* Records supplied:

- - -

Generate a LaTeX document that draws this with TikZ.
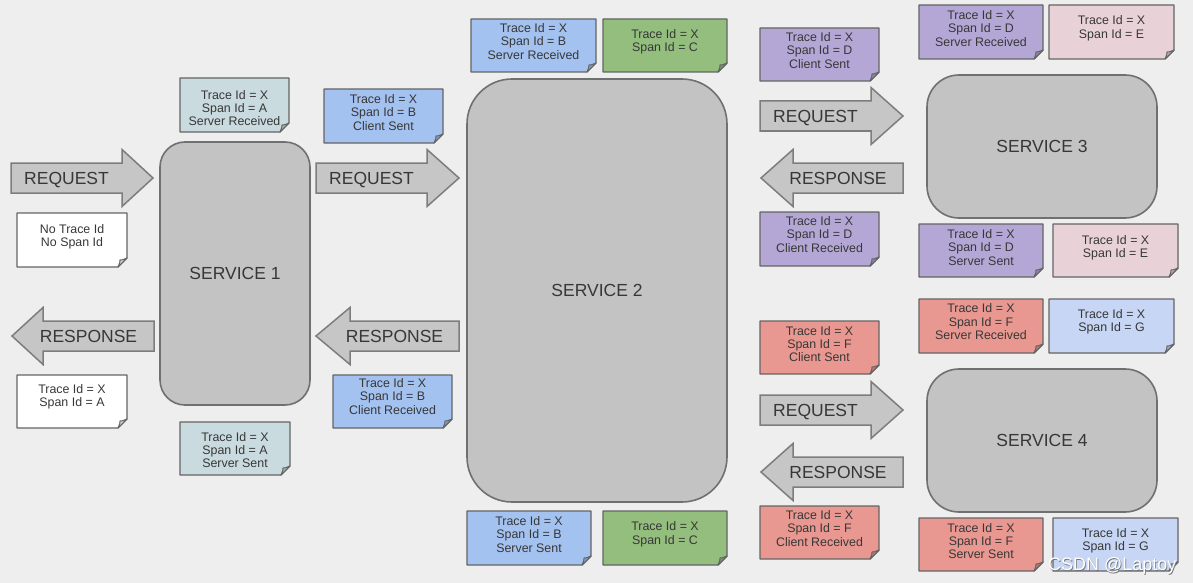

- - -

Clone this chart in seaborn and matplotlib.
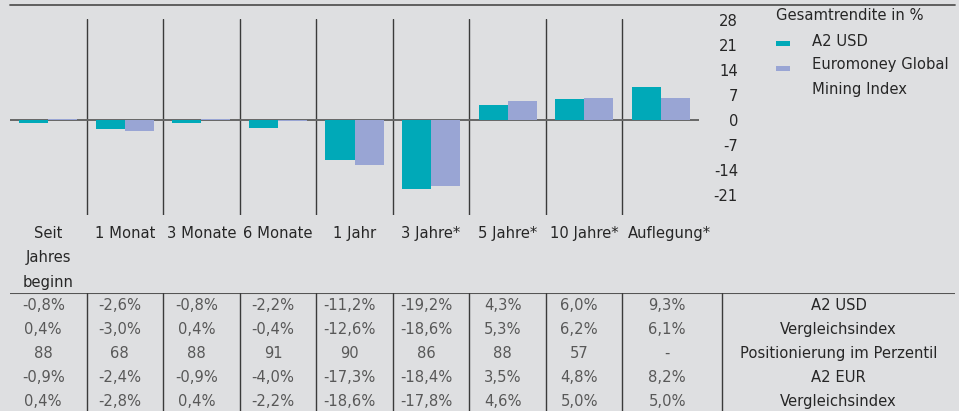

- - -

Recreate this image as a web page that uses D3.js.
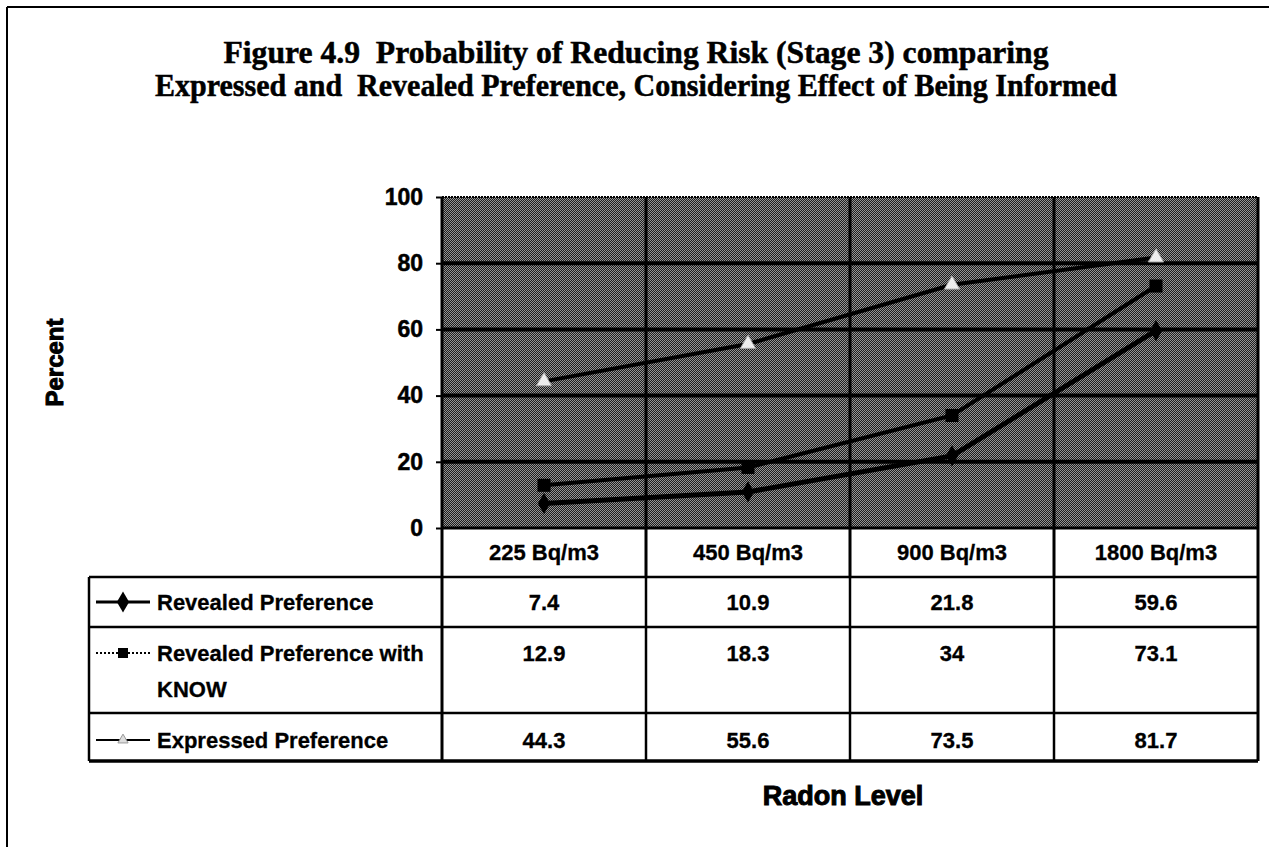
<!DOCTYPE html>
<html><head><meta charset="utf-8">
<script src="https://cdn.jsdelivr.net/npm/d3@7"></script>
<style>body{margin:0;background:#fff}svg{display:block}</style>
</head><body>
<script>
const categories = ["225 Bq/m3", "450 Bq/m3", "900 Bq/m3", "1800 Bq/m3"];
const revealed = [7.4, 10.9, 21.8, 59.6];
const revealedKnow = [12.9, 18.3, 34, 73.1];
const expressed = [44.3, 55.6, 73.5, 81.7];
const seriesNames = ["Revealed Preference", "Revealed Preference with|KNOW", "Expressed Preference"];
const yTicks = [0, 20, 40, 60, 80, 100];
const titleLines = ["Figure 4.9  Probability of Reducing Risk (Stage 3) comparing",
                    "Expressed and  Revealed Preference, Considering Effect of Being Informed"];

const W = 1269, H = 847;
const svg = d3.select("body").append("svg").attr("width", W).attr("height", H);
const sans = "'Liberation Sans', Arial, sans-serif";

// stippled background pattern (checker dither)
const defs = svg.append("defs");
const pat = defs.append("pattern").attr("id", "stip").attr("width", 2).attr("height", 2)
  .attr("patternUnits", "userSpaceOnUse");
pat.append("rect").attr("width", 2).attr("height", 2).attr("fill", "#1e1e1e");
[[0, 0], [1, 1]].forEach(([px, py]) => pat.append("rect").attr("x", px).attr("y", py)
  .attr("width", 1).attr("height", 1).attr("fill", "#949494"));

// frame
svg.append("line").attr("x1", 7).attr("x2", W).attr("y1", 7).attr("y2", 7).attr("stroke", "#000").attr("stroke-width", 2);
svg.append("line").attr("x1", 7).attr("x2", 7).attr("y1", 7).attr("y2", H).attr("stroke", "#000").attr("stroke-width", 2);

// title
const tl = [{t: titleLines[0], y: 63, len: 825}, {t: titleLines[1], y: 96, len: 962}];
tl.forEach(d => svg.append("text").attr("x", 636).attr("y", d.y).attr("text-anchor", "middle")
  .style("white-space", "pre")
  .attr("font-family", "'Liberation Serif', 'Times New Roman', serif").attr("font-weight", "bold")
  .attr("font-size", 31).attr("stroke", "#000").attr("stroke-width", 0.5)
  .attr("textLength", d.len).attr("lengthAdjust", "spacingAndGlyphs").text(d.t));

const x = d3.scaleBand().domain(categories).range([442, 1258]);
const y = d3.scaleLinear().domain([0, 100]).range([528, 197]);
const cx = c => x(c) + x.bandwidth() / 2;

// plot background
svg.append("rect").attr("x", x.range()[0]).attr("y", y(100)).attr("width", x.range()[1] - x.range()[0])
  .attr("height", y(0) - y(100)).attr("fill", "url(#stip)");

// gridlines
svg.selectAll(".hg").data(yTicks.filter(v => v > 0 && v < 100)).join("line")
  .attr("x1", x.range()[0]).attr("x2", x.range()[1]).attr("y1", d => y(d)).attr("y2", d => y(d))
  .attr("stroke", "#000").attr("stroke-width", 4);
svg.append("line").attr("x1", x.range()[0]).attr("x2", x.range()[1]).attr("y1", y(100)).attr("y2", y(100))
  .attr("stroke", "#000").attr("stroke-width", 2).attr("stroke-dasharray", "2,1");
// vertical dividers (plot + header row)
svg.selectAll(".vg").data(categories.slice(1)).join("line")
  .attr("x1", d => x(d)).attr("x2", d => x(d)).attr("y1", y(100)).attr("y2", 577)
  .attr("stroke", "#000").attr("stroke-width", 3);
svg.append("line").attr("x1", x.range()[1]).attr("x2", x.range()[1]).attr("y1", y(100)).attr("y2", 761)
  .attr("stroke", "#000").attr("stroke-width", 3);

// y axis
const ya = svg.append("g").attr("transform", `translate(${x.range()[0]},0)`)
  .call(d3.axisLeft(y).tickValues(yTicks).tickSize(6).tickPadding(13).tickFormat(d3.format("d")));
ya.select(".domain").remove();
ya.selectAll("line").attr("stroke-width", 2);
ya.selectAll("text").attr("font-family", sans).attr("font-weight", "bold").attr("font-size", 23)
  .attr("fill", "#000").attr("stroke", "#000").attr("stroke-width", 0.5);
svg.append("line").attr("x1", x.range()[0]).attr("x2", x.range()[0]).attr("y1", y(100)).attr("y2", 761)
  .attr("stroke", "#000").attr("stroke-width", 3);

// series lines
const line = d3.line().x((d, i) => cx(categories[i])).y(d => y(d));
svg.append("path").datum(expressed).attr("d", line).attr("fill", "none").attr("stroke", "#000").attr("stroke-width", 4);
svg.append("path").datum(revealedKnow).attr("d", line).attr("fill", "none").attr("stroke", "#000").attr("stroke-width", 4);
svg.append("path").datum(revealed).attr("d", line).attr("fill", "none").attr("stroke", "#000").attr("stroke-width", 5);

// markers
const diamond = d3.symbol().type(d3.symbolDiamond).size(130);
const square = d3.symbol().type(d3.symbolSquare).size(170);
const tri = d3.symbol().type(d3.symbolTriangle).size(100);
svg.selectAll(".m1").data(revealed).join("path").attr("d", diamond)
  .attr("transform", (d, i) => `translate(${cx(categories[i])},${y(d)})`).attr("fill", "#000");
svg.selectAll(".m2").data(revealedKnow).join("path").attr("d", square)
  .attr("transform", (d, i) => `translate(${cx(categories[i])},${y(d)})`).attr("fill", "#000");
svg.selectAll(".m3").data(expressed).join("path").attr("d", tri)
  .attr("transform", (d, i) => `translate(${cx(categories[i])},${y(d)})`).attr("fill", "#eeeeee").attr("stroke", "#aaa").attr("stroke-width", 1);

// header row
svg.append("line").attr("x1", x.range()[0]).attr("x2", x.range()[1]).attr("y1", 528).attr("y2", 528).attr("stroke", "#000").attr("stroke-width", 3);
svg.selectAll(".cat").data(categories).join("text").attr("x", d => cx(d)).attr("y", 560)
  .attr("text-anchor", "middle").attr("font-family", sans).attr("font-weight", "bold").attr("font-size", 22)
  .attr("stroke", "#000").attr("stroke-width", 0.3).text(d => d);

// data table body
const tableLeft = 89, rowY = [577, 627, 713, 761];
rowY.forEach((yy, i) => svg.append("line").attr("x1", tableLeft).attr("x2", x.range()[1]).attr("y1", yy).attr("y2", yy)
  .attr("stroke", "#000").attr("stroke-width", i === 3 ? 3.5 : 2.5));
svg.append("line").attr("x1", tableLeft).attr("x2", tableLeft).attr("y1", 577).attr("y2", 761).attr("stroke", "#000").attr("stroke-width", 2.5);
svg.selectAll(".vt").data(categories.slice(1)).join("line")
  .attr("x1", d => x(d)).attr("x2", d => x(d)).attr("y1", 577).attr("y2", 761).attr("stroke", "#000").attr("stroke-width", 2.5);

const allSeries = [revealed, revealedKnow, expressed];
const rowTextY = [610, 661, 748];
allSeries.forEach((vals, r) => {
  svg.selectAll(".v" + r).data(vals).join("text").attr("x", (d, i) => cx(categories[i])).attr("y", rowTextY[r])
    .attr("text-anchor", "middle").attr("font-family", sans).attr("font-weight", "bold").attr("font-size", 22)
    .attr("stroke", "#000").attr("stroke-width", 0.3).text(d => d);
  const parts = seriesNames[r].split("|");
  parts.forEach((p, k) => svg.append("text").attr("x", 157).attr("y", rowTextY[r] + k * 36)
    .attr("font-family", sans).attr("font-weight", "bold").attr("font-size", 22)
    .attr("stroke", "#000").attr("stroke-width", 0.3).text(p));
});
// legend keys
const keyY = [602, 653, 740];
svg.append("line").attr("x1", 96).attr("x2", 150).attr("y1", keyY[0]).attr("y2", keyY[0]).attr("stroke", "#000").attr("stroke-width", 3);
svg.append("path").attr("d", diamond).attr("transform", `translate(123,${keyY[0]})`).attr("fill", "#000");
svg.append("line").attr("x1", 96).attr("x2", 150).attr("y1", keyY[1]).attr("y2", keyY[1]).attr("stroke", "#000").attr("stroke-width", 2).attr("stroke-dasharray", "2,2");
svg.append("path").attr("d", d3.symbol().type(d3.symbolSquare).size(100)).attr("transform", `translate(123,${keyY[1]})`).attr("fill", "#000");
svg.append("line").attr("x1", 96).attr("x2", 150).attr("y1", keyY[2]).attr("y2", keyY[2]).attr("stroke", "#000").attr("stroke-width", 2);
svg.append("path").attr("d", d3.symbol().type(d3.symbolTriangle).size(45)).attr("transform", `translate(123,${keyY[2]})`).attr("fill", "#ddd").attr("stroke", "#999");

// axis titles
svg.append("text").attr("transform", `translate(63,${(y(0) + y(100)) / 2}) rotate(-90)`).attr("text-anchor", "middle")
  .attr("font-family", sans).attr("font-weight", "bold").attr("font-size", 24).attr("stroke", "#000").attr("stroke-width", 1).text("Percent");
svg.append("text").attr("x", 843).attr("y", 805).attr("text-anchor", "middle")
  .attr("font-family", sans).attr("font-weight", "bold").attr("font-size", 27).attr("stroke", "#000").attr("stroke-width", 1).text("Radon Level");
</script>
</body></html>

- - -

* Exercise instructions:
Review the preceding data and report every line that includes the string "this".

* Correct answer:
Generate a LaTeX document that draws this with TikZ.
Clone this chart in seaborn and matplotlib.
Recreate this image as a web page that uses D3.js.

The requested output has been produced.